Iannazzone’s order says, “This court finds that the State was only able to show that Defendant’s responses indicated acquiescence to the officer’s request… but was unable to show actual consent.”
Judges also take into account whether a driver understands that the test is voluntary.
A DeKalb judge threw out Abraham Kersse’s breath test because his English was poor, and he couldn’t clearly understand the officer’s instructions. He pleaded guilty anyway.
Defense attorneys liken the legal standard to a person’s ability to void a contract they signed while intoxicated. Judges also refuse to accept a guilty plea from a defendant if they’re under the influence at the time.
Szabo says she will not dismiss any cases just because her best evidence got suppressed.
In fact, she’s already decided to appeal 6 of Iannazzone’s rulings, which could leave the cases pending for some time.
She could still use the officer’s testimony, field sobriety test results and dashboard video if the patrol car was equipped with a camera.

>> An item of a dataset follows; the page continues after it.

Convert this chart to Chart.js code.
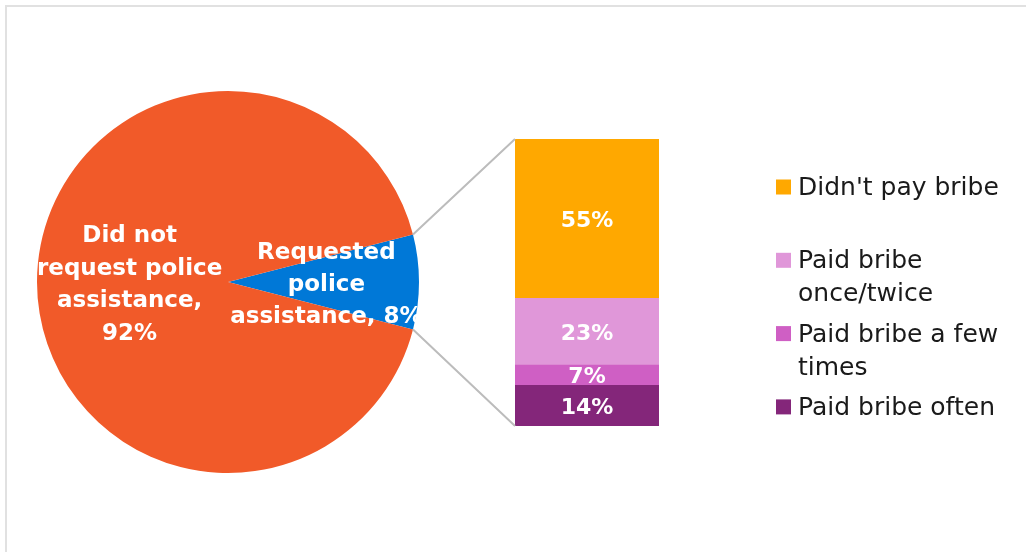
<!DOCTYPE html>
<html>
<head>
<meta charset="utf-8">
<script src="https://cdn.jsdelivr.net/npm/chart.js@4.4.1/dist/chart.umd.min.js"></script>
<style>
  html, body { margin: 0; padding: 0; background: #ffffff; }
  #wrap { position: relative; width: 1026px; height: 552px; overflow: hidden; background: #ffffff; }
  #frame { position: absolute; left: 5px; top: 5px; width: 1040px; height: 570px;
           border-left: 2px solid #e1e1e1; border-top: 2px solid #e1e1e1; }
  canvas { position: absolute; left: 0; top: 0; }
</style>
</head>
<body>
<div id="wrap">
  <div id="frame"></div>
  <canvas id="pie" width="1026" height="552"></canvas>
  <canvas id="bar" width="1026" height="552"></canvas>
</div>
<script>
// Police assistance split (pie)
const pieLabels = ['Requested police assistance', 'Did not request police assistance'];
const pieValues = [8, 92];
const pieColors = ['#0078d7', '#f15a29'];
// Text shown inside each slice
const pieSliceText = [['Requested', 'police', 'assistance, 8%'], ['Did not', 'request police', 'assistance,', '92%']];

// Bribery among those who requested assistance (stacked bar, bottom to top)
const bribeCategories = ['Requested police assistance'];
const bribeLabels = ['Paid bribe often', 'Paid bribe a few times', 'Paid bribe once/twice', "Didn't pay bribe"];
const bribeValues = [14, 7, 23, 55];
const bribeColors = ['#84267a', '#cf5fc4', '#e097d9', '#ffa800'];

const FONT = "'DejaVu Sans', sans-serif";

// Pie starts so that the small slice is centred on the right-hand side
const pieTotal = pieValues.reduce((a, b) => a + b, 0);
const pieRotation = 90 - (pieValues[0] / pieTotal) * 360 / 2;

const sliceLabelPlugin = {
  id: 'sliceLabels',
  afterDatasetsDraw(chart) {
    const ctx = chart.ctx;
    const arcs = chart.getDatasetMeta(0).data;
    ctx.save();
    ctx.fillStyle = '#ffffff';
    ctx.font = 'bold 23px ' + FONT;
    ctx.textAlign = 'center';
    ctx.textBaseline = 'middle';
    const lineH = 32.4;
    arcs.forEach((arc, i) => {
      const p = arc.getProps(['x', 'y', 'startAngle', 'endAngle', 'outerRadius'], true);
      const mid = (p.startAngle + p.endAngle) / 2;
      const r = p.outerRadius * 0.515;
      const cx = p.x + Math.cos(mid) * r;
      const cy = p.y + Math.sin(mid) * r + 3;
      const lines = pieSliceText[i];
      const y0 = cy - (lines.length - 1) * lineH / 2;
      lines.forEach((t, k) => ctx.fillText(t, cx, y0 + k * lineH));
    });
    ctx.restore();
  }
};

const pieChart = new Chart(document.getElementById('pie'), {
  type: 'pie',
  data: {
    labels: pieLabels,
    datasets: [{ data: pieValues, backgroundColor: pieColors, borderWidth: 0, hoverOffset: 0 }]
  },
  options: {
    responsive: false,
    animation: false,
    devicePixelRatio: 1,
    rotation: pieRotation,
    layout: { padding: { left: 37, top: 91, right: 607, bottom: 79 } },
    plugins: { legend: { display: false }, tooltip: { enabled: false } },
    events: []
  },
  plugins: [sliceLabelPlugin]
});

const bribeTotal = bribeValues.reduce((a, b) => a + b, 0);

// Connector lines, value labels and the side legend for the bar
const barExtrasPlugin = {
  id: 'barExtras',
  afterDatasetsDraw(chart) {
    const ctx = chart.ctx;
    ctx.save();

    // connectors from the small pie slice to the bar
    const blue = pieChart.getDatasetMeta(0).data[0].getProps(['x', 'y', 'startAngle', 'endAngle', 'outerRadius'], true);
    const lastIdx = chart.data.datasets.length - 1;
    const bottomBar = chart.getDatasetMeta(0).data[0];
    const topBar = chart.getDatasetMeta(lastIdx).data[0];
    const left = bottomBar.x - bottomBar.width / 2;
    ctx.strokeStyle = '#bcbcbc';
    ctx.lineWidth = 2;
    ctx.beginPath();
    ctx.moveTo(blue.x + Math.cos(blue.startAngle) * blue.outerRadius, blue.y + Math.sin(blue.startAngle) * blue.outerRadius);
    ctx.lineTo(left, topBar.y);
    ctx.moveTo(blue.x + Math.cos(blue.endAngle) * blue.outerRadius, blue.y + Math.sin(blue.endAngle) * blue.outerRadius);
    ctx.lineTo(left, bottomBar.base);
    ctx.stroke();

    // value labels
    ctx.fillStyle = '#ffffff';
    ctx.font = 'bold 22px ' + FONT;
    ctx.textAlign = 'center';
    ctx.textBaseline = 'middle';
    chart.data.datasets.forEach((ds, i) => {
      const el = chart.getDatasetMeta(i).data[0];
      ctx.fillText(ds.data[0] + '%', el.x, (el.y + el.base) / 2 + 2.5);
    });

    // legend, listed top to bottom in stacking order
    ctx.font = '25px ' + FONT;
    ctx.textAlign = 'left';
    const boxX = 776, textX = 798, firstY = 187, slot = 73.3, lineH = 33, maxW = 216;
    const order = chart.data.datasets.slice().reverse();
    order.forEach((ds, k) => {
      const cy = firstY + k * slot;
      ctx.fillStyle = ds.backgroundColor;
      ctx.fillRect(boxX, cy - 7.5, 15, 15);
      // wrap label words into lines
      const words = ds.label.split(' ');
      const lines = [];
      let cur = '';
      words.forEach(w => {
        const test = cur ? cur + ' ' + w : w;
        if (ctx.measureText(test).width > maxW && cur) { lines.push(cur); cur = w; } else { cur = test; }
      });
      lines.push(cur);
      ctx.fillStyle = '#1a1a1a';
      lines.forEach((t, j) => ctx.fillText(t, textX, cy + j * lineH + 1.5));
    });
    ctx.restore();
  }
};

new Chart(document.getElementById('bar'), {
  type: 'bar',
  data: {
    labels: bribeCategories,
    datasets: bribeLabels.map((lab, i) => ({
      label: lab,
      data: [bribeValues[i]],
      backgroundColor: bribeColors[i],
      borderWidth: 0,
      barPercentage: 1,
      categoryPercentage: 1
    }))
  },
  options: {
    responsive: false,
    animation: false,
    devicePixelRatio: 1,
    layout: { padding: { left: 515, top: 139, right: 367, bottom: 126 } },
    scales: {
      x: { stacked: true, display: false },
      y: { stacked: true, display: false, min: 0, max: bribeTotal }
    },
    plugins: { legend: { display: false }, tooltip: { enabled: false } },
    events: []
  },
  plugins: [barExtrasPlugin]
});
</script>
</body>
</html>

“It is difficult, because when you go in front of a jury and the juries these days watch CSI, they expect scientific tests,” she said.
Court rules prohibit her from telling the jury what happened to the test, or even that there was a test, even if the driver eventually goes to trial and pleads not guilty.
“Oh it is frustrating,” said Szabo, “I think anybody who values the truth is frustrated to not be able to reveal the truth.”